> [Source excerpt]
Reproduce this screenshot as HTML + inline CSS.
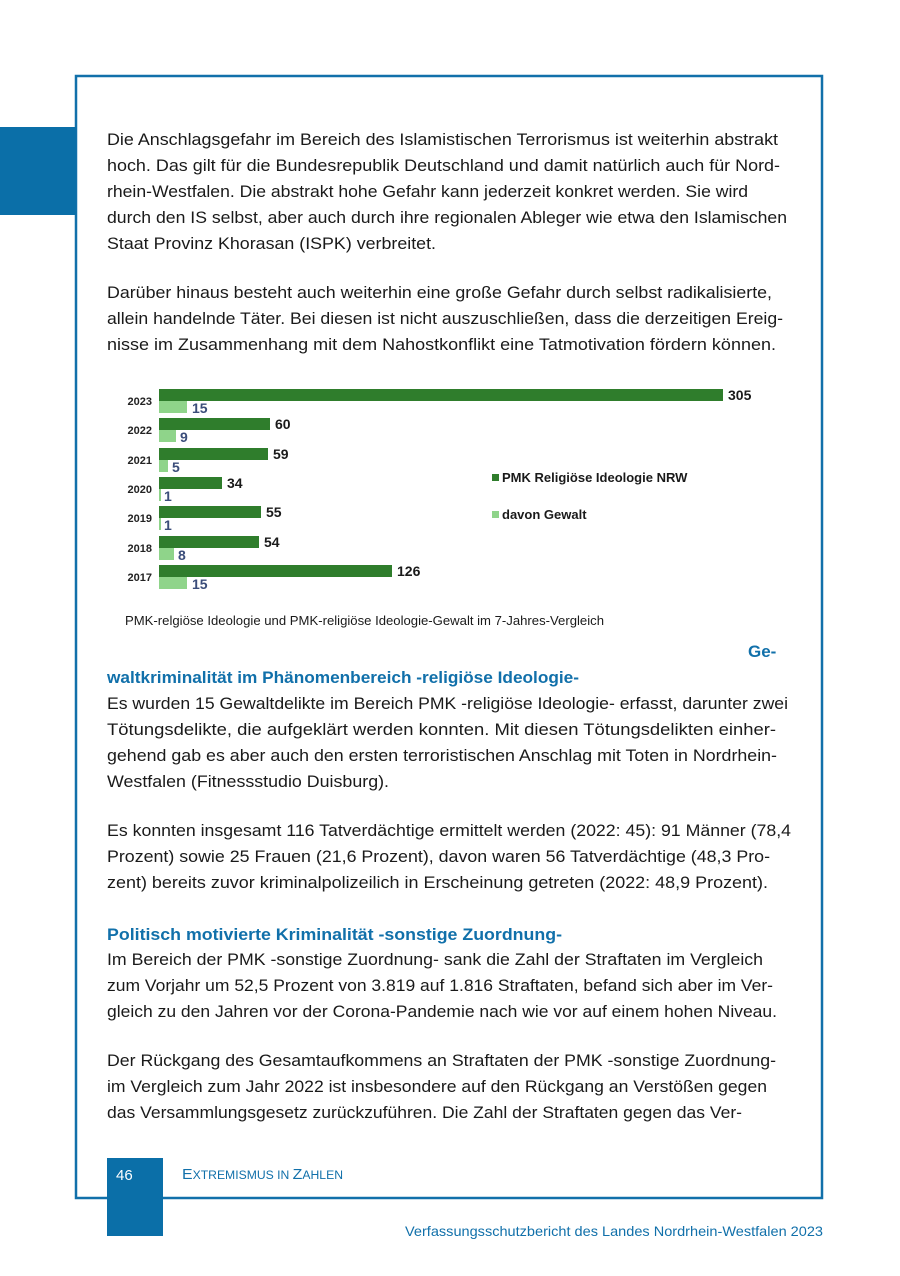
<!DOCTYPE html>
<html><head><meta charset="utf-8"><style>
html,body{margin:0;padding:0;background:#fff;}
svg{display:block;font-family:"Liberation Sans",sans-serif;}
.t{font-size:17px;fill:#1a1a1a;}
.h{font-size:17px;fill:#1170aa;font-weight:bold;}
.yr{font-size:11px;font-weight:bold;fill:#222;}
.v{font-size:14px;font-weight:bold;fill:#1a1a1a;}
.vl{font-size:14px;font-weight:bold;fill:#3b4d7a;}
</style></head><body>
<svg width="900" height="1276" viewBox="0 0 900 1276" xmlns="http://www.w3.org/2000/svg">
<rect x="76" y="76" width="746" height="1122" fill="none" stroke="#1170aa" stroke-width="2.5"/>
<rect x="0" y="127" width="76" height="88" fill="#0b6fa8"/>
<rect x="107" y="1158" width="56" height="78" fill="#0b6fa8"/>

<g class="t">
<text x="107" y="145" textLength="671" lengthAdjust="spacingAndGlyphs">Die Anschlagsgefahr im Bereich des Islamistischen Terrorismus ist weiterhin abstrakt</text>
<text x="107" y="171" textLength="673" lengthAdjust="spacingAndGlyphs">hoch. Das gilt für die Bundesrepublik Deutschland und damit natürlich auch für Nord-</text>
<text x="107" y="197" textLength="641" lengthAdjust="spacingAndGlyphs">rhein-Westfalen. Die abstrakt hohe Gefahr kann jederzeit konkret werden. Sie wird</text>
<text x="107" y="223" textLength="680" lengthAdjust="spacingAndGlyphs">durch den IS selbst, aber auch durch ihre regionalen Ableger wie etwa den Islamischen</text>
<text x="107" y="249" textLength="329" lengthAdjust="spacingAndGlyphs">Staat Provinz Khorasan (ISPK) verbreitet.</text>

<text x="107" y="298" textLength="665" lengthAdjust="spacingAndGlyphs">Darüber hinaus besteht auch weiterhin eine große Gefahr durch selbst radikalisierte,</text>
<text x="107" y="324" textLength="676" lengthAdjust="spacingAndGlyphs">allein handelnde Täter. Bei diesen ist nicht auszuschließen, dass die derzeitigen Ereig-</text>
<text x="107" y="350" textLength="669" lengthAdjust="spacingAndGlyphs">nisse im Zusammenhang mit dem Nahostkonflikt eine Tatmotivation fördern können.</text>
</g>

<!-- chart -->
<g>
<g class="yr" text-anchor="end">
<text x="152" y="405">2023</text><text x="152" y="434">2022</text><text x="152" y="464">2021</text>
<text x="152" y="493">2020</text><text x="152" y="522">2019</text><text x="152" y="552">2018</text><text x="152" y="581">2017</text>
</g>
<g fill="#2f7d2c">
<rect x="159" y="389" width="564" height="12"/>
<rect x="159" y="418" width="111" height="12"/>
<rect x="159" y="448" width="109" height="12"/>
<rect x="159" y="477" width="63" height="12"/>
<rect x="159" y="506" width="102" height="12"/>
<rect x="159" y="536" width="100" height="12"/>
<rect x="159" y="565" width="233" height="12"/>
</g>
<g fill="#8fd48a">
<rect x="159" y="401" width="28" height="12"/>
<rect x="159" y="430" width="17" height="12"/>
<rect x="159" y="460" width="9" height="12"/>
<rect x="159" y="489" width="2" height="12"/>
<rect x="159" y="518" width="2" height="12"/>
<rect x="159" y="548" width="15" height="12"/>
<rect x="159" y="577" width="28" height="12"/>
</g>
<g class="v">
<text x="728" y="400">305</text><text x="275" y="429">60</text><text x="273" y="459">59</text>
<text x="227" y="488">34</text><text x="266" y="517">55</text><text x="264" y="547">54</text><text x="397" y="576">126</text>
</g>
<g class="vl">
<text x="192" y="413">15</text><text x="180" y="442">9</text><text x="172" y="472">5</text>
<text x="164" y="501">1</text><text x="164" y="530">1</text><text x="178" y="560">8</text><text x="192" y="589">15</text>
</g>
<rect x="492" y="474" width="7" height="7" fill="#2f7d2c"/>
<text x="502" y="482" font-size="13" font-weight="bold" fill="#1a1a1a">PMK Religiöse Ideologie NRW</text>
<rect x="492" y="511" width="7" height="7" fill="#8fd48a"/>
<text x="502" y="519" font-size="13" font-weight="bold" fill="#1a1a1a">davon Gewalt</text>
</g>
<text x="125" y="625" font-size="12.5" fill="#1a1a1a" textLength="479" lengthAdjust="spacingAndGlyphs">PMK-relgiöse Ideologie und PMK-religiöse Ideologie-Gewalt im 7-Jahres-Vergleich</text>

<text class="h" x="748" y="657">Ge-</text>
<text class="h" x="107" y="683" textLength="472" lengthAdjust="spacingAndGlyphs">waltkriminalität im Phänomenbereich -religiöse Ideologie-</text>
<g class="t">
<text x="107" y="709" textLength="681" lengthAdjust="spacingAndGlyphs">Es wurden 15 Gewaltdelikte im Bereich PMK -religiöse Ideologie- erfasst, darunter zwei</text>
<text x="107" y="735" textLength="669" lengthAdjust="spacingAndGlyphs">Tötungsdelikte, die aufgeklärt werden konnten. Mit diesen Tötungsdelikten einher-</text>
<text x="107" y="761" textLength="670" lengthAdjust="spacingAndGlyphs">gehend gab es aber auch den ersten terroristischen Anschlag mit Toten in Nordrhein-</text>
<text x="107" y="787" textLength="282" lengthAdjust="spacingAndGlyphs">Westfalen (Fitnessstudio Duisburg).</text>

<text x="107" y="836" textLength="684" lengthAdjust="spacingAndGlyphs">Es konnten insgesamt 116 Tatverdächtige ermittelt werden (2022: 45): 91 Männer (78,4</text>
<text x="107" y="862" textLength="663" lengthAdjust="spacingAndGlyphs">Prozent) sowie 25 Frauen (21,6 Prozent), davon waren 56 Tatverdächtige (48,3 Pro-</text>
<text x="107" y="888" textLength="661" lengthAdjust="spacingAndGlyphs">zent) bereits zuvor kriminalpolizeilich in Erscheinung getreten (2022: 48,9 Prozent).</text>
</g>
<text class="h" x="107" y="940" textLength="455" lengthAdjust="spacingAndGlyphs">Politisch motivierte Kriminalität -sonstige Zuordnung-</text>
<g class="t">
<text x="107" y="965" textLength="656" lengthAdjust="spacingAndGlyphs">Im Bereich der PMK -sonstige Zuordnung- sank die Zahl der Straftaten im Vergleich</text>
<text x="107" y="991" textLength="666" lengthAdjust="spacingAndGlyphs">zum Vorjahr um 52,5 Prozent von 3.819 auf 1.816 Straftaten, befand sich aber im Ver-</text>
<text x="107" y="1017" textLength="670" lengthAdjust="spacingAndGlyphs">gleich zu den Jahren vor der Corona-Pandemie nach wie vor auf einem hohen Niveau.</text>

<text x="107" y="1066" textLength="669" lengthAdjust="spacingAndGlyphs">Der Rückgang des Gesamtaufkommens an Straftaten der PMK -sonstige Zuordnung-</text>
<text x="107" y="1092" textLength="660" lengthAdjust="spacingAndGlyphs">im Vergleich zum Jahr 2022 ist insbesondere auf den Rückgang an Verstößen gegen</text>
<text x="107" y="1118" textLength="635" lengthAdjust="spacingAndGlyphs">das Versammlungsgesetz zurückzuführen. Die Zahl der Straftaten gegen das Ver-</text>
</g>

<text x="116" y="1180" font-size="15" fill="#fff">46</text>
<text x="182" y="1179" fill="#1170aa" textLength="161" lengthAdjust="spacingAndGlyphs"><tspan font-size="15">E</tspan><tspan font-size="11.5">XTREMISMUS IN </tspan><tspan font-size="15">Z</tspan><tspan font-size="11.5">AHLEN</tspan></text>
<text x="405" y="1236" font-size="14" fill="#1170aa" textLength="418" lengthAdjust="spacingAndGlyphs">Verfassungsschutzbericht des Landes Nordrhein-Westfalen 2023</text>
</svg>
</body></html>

> [Task brief] Drop the images and repeat the data exactly.

> [Output]
Reproduce this screenshot as HTML + inline CSS.
<!DOCTYPE html>
<html><head><meta charset="utf-8"><style>
html,body{margin:0;padding:0;background:#fff;}
svg{display:block;font-family:"Liberation Sans",sans-serif;}
.t{font-size:17px;fill:#1a1a1a;}
.h{font-size:17px;fill:#1170aa;font-weight:bold;}
.yr{font-size:11px;font-weight:bold;fill:#222;}
.v{font-size:14px;font-weight:bold;fill:#1a1a1a;}
.vl{font-size:14px;font-weight:bold;fill:#3b4d7a;}
</style></head><body>
<svg width="900" height="1276" viewBox="0 0 900 1276" xmlns="http://www.w3.org/2000/svg">
<rect x="76" y="76" width="746" height="1122" fill="none" stroke="#1170aa" stroke-width="2.5"/>
<rect x="0" y="127" width="76" height="88" fill="#0b6fa8"/>
<rect x="107" y="1158" width="56" height="78" fill="#0b6fa8"/>

<g class="t">
<text x="107" y="145" textLength="671" lengthAdjust="spacingAndGlyphs">Die Anschlagsgefahr im Bereich des Islamistischen Terrorismus ist weiterhin abstrakt</text>
<text x="107" y="171" textLength="673" lengthAdjust="spacingAndGlyphs">hoch. Das gilt für die Bundesrepublik Deutschland und damit natürlich auch für Nord-</text>
<text x="107" y="197" textLength="641" lengthAdjust="spacingAndGlyphs">rhein-Westfalen. Die abstrakt hohe Gefahr kann jederzeit konkret werden. Sie wird</text>
<text x="107" y="223" textLength="680" lengthAdjust="spacingAndGlyphs">durch den IS selbst, aber auch durch ihre regionalen Ableger wie etwa den Islamischen</text>
<text x="107" y="249" textLength="329" lengthAdjust="spacingAndGlyphs">Staat Provinz Khorasan (ISPK) verbreitet.</text>

<text x="107" y="298" textLength="665" lengthAdjust="spacingAndGlyphs">Darüber hinaus besteht auch weiterhin eine große Gefahr durch selbst radikalisierte,</text>
<text x="107" y="324" textLength="676" lengthAdjust="spacingAndGlyphs">allein handelnde Täter. Bei diesen ist nicht auszuschließen, dass die derzeitigen Ereig-</text>
<text x="107" y="350" textLength="669" lengthAdjust="spacingAndGlyphs">nisse im Zusammenhang mit dem Nahostkonflikt eine Tatmotivation fördern können.</text>
</g>

<!-- chart -->
<g>
<g class="yr" text-anchor="end">
<text x="152" y="405">2023</text><text x="152" y="434">2022</text><text x="152" y="464">2021</text>
<text x="152" y="493">2020</text><text x="152" y="522">2019</text><text x="152" y="552">2018</text><text x="152" y="581">2017</text>
</g>
<g fill="#2f7d2c">
<rect x="159" y="389" width="564" height="12"/>
<rect x="159" y="418" width="111" height="12"/>
<rect x="159" y="448" width="109" height="12"/>
<rect x="159" y="477" width="63" height="12"/>
<rect x="159" y="506" width="102" height="12"/>
<rect x="159" y="536" width="100" height="12"/>
<rect x="159" y="565" width="233" height="12"/>
</g>
<g fill="#8fd48a">
<rect x="159" y="401" width="28" height="12"/>
<rect x="159" y="430" width="17" height="12"/>
<rect x="159" y="460" width="9" height="12"/>
<rect x="159" y="489" width="2" height="12"/>
<rect x="159" y="518" width="2" height="12"/>
<rect x="159" y="548" width="15" height="12"/>
<rect x="159" y="577" width="28" height="12"/>
</g>
<g class="v">
<text x="728" y="400">305</text><text x="275" y="429">60</text><text x="273" y="459">59</text>
<text x="227" y="488">34</text><text x="266" y="517">55</text><text x="264" y="547">54</text><text x="397" y="576">126</text>
</g>
<g class="vl">
<text x="192" y="413">15</text><text x="180" y="442">9</text><text x="172" y="472">5</text>
<text x="164" y="501">1</text><text x="164" y="530">1</text><text x="178" y="560">8</text><text x="192" y="589">15</text>
</g>
<rect x="492" y="474" width="7" height="7" fill="#2f7d2c"/>
<text x="502" y="482" font-size="13" font-weight="bold" fill="#1a1a1a">PMK Religiöse Ideologie NRW</text>
<rect x="492" y="511" width="7" height="7" fill="#8fd48a"/>
<text x="502" y="519" font-size="13" font-weight="bold" fill="#1a1a1a">davon Gewalt</text>
</g>
<text x="125" y="625" font-size="12.5" fill="#1a1a1a" textLength="479" lengthAdjust="spacingAndGlyphs">PMK-relgiöse Ideologie und PMK-religiöse Ideologie-Gewalt im 7-Jahres-Vergleich</text>

<text class="h" x="748" y="657">Ge-</text>
<text class="h" x="107" y="683" textLength="472" lengthAdjust="spacingAndGlyphs">waltkriminalität im Phänomenbereich -religiöse Ideologie-</text>
<g class="t">
<text x="107" y="709" textLength="681" lengthAdjust="spacingAndGlyphs">Es wurden 15 Gewaltdelikte im Bereich PMK -religiöse Ideologie- erfasst, darunter zwei</text>
<text x="107" y="735" textLength="669" lengthAdjust="spacingAndGlyphs">Tötungsdelikte, die aufgeklärt werden konnten. Mit diesen Tötungsdelikten einher-</text>
<text x="107" y="761" textLength="670" lengthAdjust="spacingAndGlyphs">gehend gab es aber auch den ersten terroristischen Anschlag mit Toten in Nordrhein-</text>
<text x="107" y="787" textLength="282" lengthAdjust="spacingAndGlyphs">Westfalen (Fitnessstudio Duisburg).</text>

<text x="107" y="836" textLength="684" lengthAdjust="spacingAndGlyphs">Es konnten insgesamt 116 Tatverdächtige ermittelt werden (2022: 45): 91 Männer (78,4</text>
<text x="107" y="862" textLength="663" lengthAdjust="spacingAndGlyphs">Prozent) sowie 25 Frauen (21,6 Prozent), davon waren 56 Tatverdächtige (48,3 Pro-</text>
<text x="107" y="888" textLength="661" lengthAdjust="spacingAndGlyphs">zent) bereits zuvor kriminalpolizeilich in Erscheinung getreten (2022: 48,9 Prozent).</text>
</g>
<text class="h" x="107" y="940" textLength="455" lengthAdjust="spacingAndGlyphs">Politisch motivierte Kriminalität -sonstige Zuordnung-</text>
<g class="t">
<text x="107" y="965" textLength="656" lengthAdjust="spacingAndGlyphs">Im Bereich der PMK -sonstige Zuordnung- sank die Zahl der Straftaten im Vergleich</text>
<text x="107" y="991" textLength="666" lengthAdjust="spacingAndGlyphs">zum Vorjahr um 52,5 Prozent von 3.819 auf 1.816 Straftaten, befand sich aber im Ver-</text>
<text x="107" y="1017" textLength="670" lengthAdjust="spacingAndGlyphs">gleich zu den Jahren vor der Corona-Pandemie nach wie vor auf einem hohen Niveau.</text>

<text x="107" y="1066" textLength="669" lengthAdjust="spacingAndGlyphs">Der Rückgang des Gesamtaufkommens an Straftaten der PMK -sonstige Zuordnung-</text>
<text x="107" y="1092" textLength="660" lengthAdjust="spacingAndGlyphs">im Vergleich zum Jahr 2022 ist insbesondere auf den Rückgang an Verstößen gegen</text>
<text x="107" y="1118" textLength="635" lengthAdjust="spacingAndGlyphs">das Versammlungsgesetz zurückzuführen. Die Zahl der Straftaten gegen das Ver-</text>
</g>

<text x="116" y="1180" font-size="15" fill="#fff">46</text>
<text x="182" y="1179" fill="#1170aa" textLength="161" lengthAdjust="spacingAndGlyphs"><tspan font-size="15">E</tspan><tspan font-size="11.5">XTREMISMUS IN </tspan><tspan font-size="15">Z</tspan><tspan font-size="11.5">AHLEN</tspan></text>
<text x="405" y="1236" font-size="14" fill="#1170aa" textLength="418" lengthAdjust="spacingAndGlyphs">Verfassungsschutzbericht des Landes Nordrhein-Westfalen 2023</text>
</svg>
</body></html>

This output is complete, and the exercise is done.